Market and Trading Terms

1. Exchange: An online platform where you can buy, sell, and trade cryptocurrencies. Examples include Coinbase, Binance, and Kraken.
2. Liquidity: The ease with which an asset can be bought or sold without affecting its price. Higher liquidity means easier trading and stable prices.
3. Market Cap: The total value of a cryptocurrency, calculated by multiplying the current price by the total supply of coins.
4. Order Book: A list of buy and sell orders on an exchange, showing the prices and amounts of cryptocurrency that traders are willing to buy or sell.
5. Spread: The difference between the highest price a buyer is willing to pay and the lowest price a seller is willing to accept. A narrower spread indicates higher liquidity.
6. Limit Order: An order to buy or sell a cryptocurrency at a specific price or better. It is not guaranteed to execute immediately but ensures the desired price.
7. Market Order: An order to buy or sell a cryptocurrency immediately at the current market price. It guarantees execution but not the price.
8. Stop-Loss Order: An order to sell a cryptocurrency when it reaches a certain price to limit losses. It helps protect against significant market declines.

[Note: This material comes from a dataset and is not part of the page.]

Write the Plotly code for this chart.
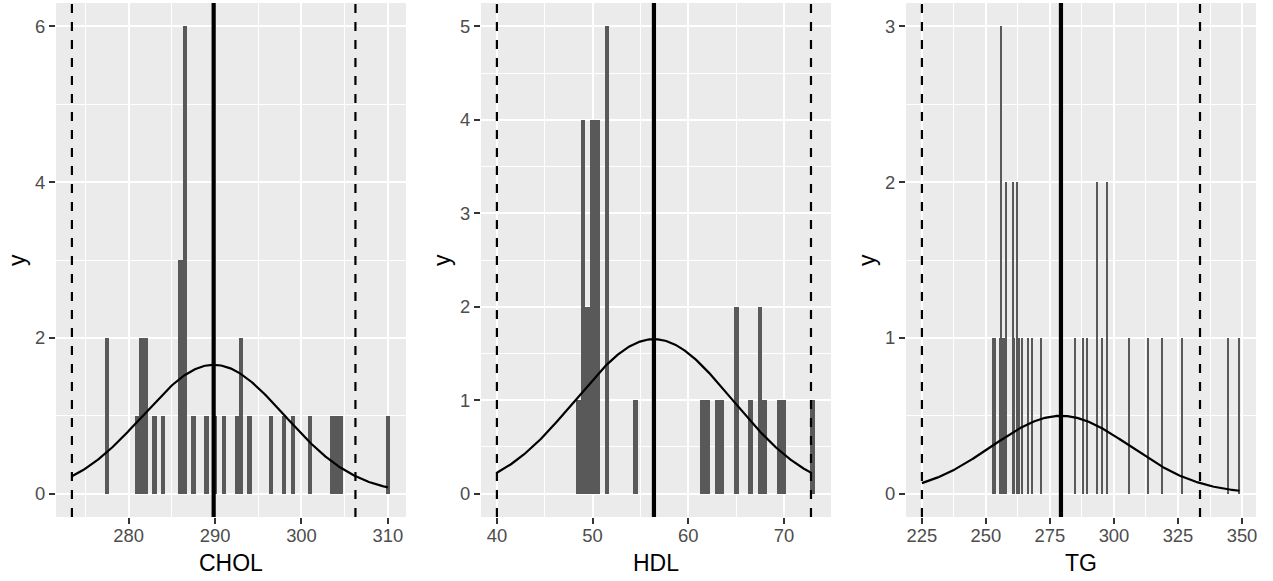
import numpy as np
import plotly.graph_objects as go
from plotly.subplots import make_subplots

# ── Histogram counts (bin width 0.5) ─────────────────────────────────────────
BIN_WIDTH = 0.5

CHOL_X = [277.5, 281, 281.5, 282, 283, 284, 286, 286.5, 287.5, 289, 290, 291,
          292.5, 293, 294, 296.5, 298, 299, 301, 303.5, 304, 304.5, 310]
CHOL_N = [2, 1, 2, 2, 1, 1, 3, 6, 1, 1, 1, 1,
          1, 2, 1, 1, 1, 1, 1, 1, 1, 1, 1]

HDL_X = [48.5, 49, 49.5, 50, 50.5, 51.5, 54.5, 61.5, 62, 63, 63.5,
         65, 66.5, 67.5, 68, 69.5, 70, 73]
HDL_N = [1, 4, 2, 4, 4, 5, 1, 1, 1, 1, 1,
         2, 1, 2, 1, 1, 1, 1]

TG_X = [253, 253.5, 255.5, 256, 256.5, 257, 258, 260.5, 261, 262, 263, 264,
        266.5, 268, 271.5, 285, 288, 289.5, 293.5, 295.5, 297.5, 306,
        313.5, 319, 326.5, 344.5, 349]
TG_N = [1, 1, 1, 3, 1, 1, 2, 2, 1, 2, 1, 1,
        1, 1, 1, 1, 1, 1, 2, 1, 2, 1,
        1, 1, 1, 1, 1]

# mean / sd / largest raw value per variable
VARS   = ["CHOL", "HDL", "TG"]
MEANS  = [289.84, 56.41, 279.3]
SDS    = [8.2, 8.205, 27.15]
MAXES  = [310.0, 72.85, 349.0]
N_OBS  = 34

X_TICKS = [[280, 290, 300, 310], [40, 50, 60, 70], [225, 250, 275, 300, 325, 350]]
Y_TICKS = [[0, 2, 4, 6], [0, 1, 2, 3, 4, 5], [0, 1, 2, 3]]

HIST_X = [CHOL_X, HDL_X, TG_X]
HIST_N = [CHOL_N, HDL_N, TG_N]

# ── Figure ───────────────────────────────────────────────────────────────────
W, H = 1273, 581
FONT = "Liberation Sans"
fig = make_subplots(rows=1, cols=3)

panel_left = [56, 481, 906]
panel_w = 350
y_dom = [(H - 517) / H, (H - 3) / H]

annotations = []
for i in range(3):
    col = i + 1
    xs, ns = np.array(HIST_X[i]), np.array(HIST_N[i])
    mu, sd = MEANS[i], SDS[i]
    lo, hi = mu - 2 * sd, mu + 2 * sd

    fig.add_trace(go.Bar(x=xs, y=ns, width=BIN_WIDTH, marker_color="#595959",
                         marker_line_width=0, showlegend=False), row=1, col=col)

    # normal curve scaled by the number of observations
    cx = np.linspace(lo, MAXES[i], 300)
    cy = N_OBS * np.exp(-0.5 * ((cx - mu) / sd) ** 2) / (sd * np.sqrt(2 * np.pi))
    fig.add_trace(go.Scatter(x=cx, y=cy, mode="lines", showlegend=False,
                             line=dict(color="black", width=2.2)), row=1, col=col)

    fig.add_vline(x=mu, line=dict(color="black", width=4.2), row=1, col=col)
    for v in (lo, hi):
        fig.add_vline(x=v, line=dict(color="black", width=2.2, dash="9px,9px"),
                      row=1, col=col)

    # ranges: data + lines, expanded 5% like ggplot
    xmin = min(lo, xs.min() - BIN_WIDTH / 2)
    xmax = max(hi, xs.max() + BIN_WIDTH / 2)
    xpad = (xmax - xmin) * 0.05
    ymax = ns.max()
    ypad = ymax * 0.05

    xt, yt = X_TICKS[i], Y_TICKS[i]
    x_major = xt[1] - xt[0]
    y_major = yt[1] - yt[0]
    axis_common = dict(
        showgrid=True, gridcolor="white", gridwidth=2.2, zeroline=False,
        showline=False, ticks="outside", ticklen=6, tickwidth=2.2, automargin=False,
        tickcolor="#333333", tickfont=dict(family=FONT, size=18.4, color="#4D4D4D"),
    )
    fig.update_xaxes(range=[xmin - xpad, xmax + xpad], tickvals=xt,
                     domain=[panel_left[i] / W, (panel_left[i] + panel_w) / W],
                     ticklabelstandoff=-4,
                     minor=dict(showgrid=True, gridcolor="white", gridwidth=1.1,
                                tick0=xt[0] - x_major / 2, dtick=x_major / 2, ticks=""),
                     **axis_common, row=1, col=col)
    fig.update_yaxes(range=[-ypad, ymax + ypad], tickvals=yt, domain=y_dom,
                     minor=dict(showgrid=True, gridcolor="white", gridwidth=1.1,
                                tick0=yt[0] - y_major / 2, dtick=y_major / 2, ticks=""),
                     **axis_common, row=1, col=col)

    annotations.append(dict(
        text=VARS[i], xref="paper", yref="paper", showarrow=False,
        x=(panel_left[i] + panel_w / 2) / W, y=(H - 563) / H,
        xanchor="center", yanchor="middle",
        font=dict(family=FONT, size=23, color="black")))
    annotations.append(dict(
        text="y", xref="paper", yref="paper", showarrow=False, textangle=-90,
        x=(panel_left[i] - 39) / W, y=(H - 260) / H,
        xanchor="center", yanchor="middle",
        font=dict(family=FONT, size=23, color="black")))

fig.update_layout(
    width=W, height=H, margin=dict(l=0, r=0, t=0, b=0, autoexpand=False),
    plot_bgcolor="#EBEBEB", paper_bgcolor="white",
    bargap=0, annotations=annotations,
    font=dict(family=FONT),
)
# drop the page's default body margin so the figure sits at the window corner
fig.write_html("out.html", config={"displayModeBar": False},
               post_script="document.body.style.margin='0';")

Understanding cryptocurrency terminology is crucial for anyone looking to enter the world of digital assets. This guide provides a foundational overview of key terms, helping you navigate the complexities of cryptocurrency with confidence. Whether you’re investing, trading, or simply exploring the technology, having a firm grasp of these terms will enhance your experience and decision-making in the crypto space. Stay informed, stay secure, and embrace the future of finance.